It is time to introduce ST analysis for fetal monitoring in the labor ward?

After a thorough evaluation of the published data, the authors of this commentary take a definite position in favor of ST analysis in clinical practice. The basis for their standpoint is the solid fundament of experimental data revealing the importance of changes in the ST waveform of the fetal ECG for identification of intrauterine hypoxia. In addition, it is a fact that compared to the alternative of using FBS during labor, ST analysis is less invasive (only needing one perforation of the scalp), and ST information is available momentarily and continuously and thus time-saving, while FBS only gives punctual information with a delayed decision-to-result up to 18 minutes.

Five randomized controlled trials (RCT) have been published, showing an overall result of 20-30% reduction of severe arterial metabolic acidosis, a 45% reduction of the use of FBS and a 10% reduction in operative vaginal deliveries.

A clear learning curve was found in one of the larger RCTs, with increasingly better results in the ST+CTG group in the second part of the study. Obtaining enough knowledge to gain confidence in a new technology takes time and the presence of a learning curve therefore seems logical, and this is apparent in observational studies on neonatal outcome in the years following the introduction of ST analysis.

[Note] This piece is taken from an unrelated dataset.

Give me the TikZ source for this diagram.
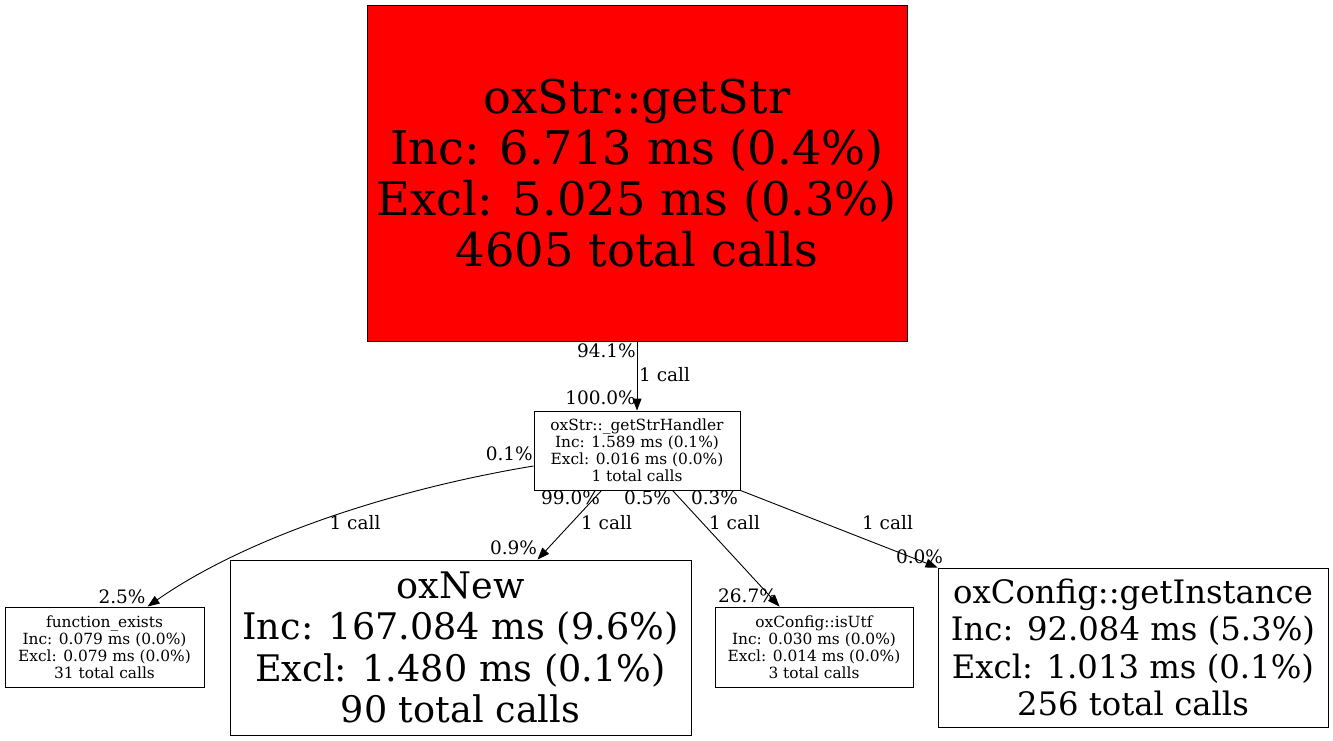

In a Swedish hospital (Mölndal), the usage of ST analysis over seven years increased from 29% to 69% while the incidence of cord artery metabolic acidosis decreased from 0.72% to 0.06%. A Norwegian hospital (Bergen) reported five-year data with an increased usage of ST from 20% to 33% of labors, and a decrease from 13 to 5 annual cases of severe metabolic acidosis in this group, while the overall incidence of cesarean deliveries fell slightly. A large London hospital (St. George’s) also reported five-year data, showing that training in CTG-interpretation and competency testing was associated with a fall in severe metabolic acidosis from 1.35% to 0.76%, neonatal death from 1.7 to 1.3/1000 and a decrease in emergency cesarean deliveries from 15% to 9%. A recent study has shown that the risk of an adverse neonatal outcome after monitoring with CTG+ST analysis was dependent on the time between an indication of hypoxia and delivery.

Several additional benefits of using the ST technology are listed (see table below) and the authors’ viewpoint is that the reported progressive improvements in outcome most likely are a result of a combination of all these factors. In addition, two different studies have shown that ST analysis is cost-effective compared to CTG alone.

The authors conclude that with a continued use and introduction of strict training programs outcome may well continue to improve, and so, it is time to introduce ST analysis in the labor ward.